Logo, deve ser mantida a sentença que declarou a inexistência de relação jurídica apta a sujeitar a União à arbitragem prevista no dispositivo em exame.
No que tange ao valor da causa, sublinhe-se que este deve corresponder ao conteúdo econômico do processo, ou seja, o proveito econômico que o autor espera obter com a ação. Em que pese a tese recursal acerca da falta de parâmetros para sua fixação, nota-se que o recorrente não comprovou qualquer ilegalidade no valor apontado pelo ente federal. Outrossim, a quantia fixada encontra-se em consonância com conteúdo econômico que permeia o debate em juízo.

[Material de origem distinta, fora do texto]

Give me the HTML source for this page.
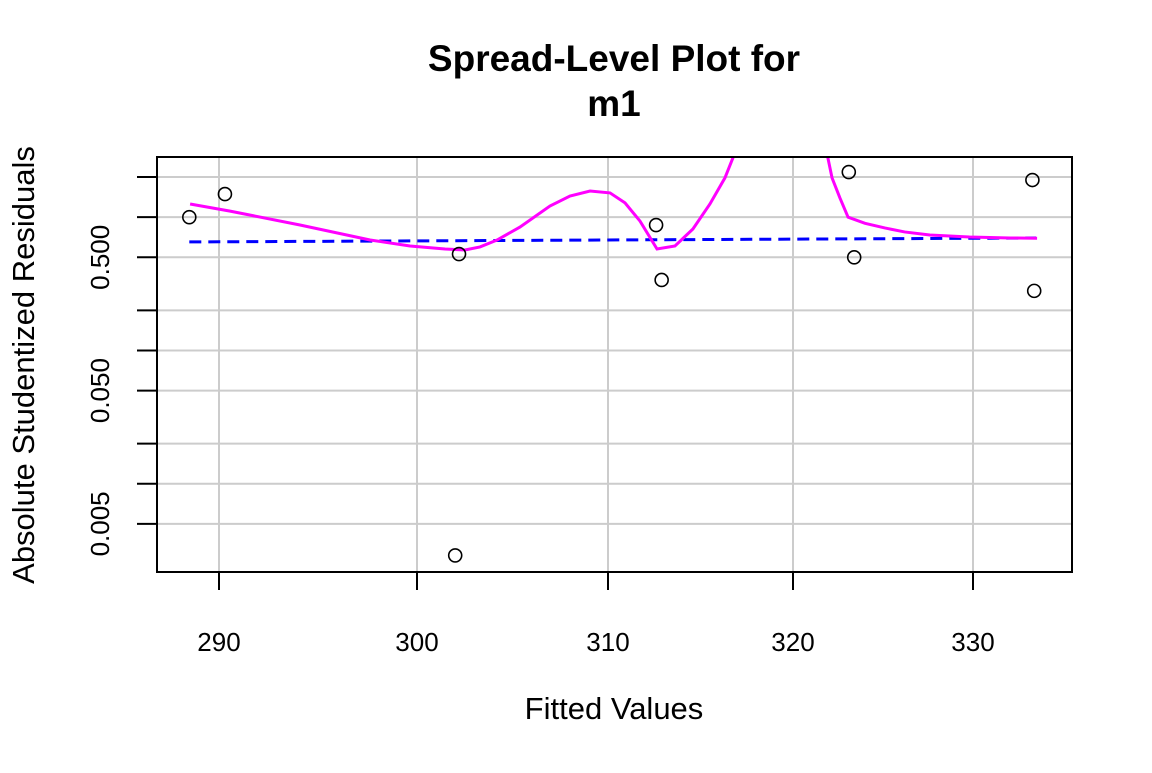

Em conclusão, verifico que a sentença deve ser mantida.
No mais, conforme orientação da 2ª Seção do Superior Tribunal de Justiça, é devida a majoração da verba honorária sucumbencial, na forma do artigo 85, § 11, do CPC/2015, quando estiverem presentes os seguintes requisitos, simultaneamente: a) decisão recorrida publicada a partir de 18/3/2016, quando entrou em vigor o novo CPC; b) recurso não conhecido integralmente ou desprovido, monocraticamente ou pelo órgão colegiado competente; c) condenação em honorários advocatícios desde a origem, no feito em que interposto o recurso (STJ, 2ª Seção, AgInt nos EREsp 1539725, Rel. Min. ANTONIO CARLOS FERREIRA, DJE 19.10.2017).
Na espécie, considerando a existência de condenação em honorários advocatícios na origem, estabelecida em 10% sobre o valor da causa, na forma do art. 85, §§ 2º e 3º, do CPC, bem como o não provimento do recurso interposto, cabível a fixação de honorários recursais no montante de 1% (um por cento), que serão somados aos honorários advocatícios anteriormente arbitrados.
Ante o exposto, voto no sentido de NEGAR PROVIMENTO À APELAÇÃO.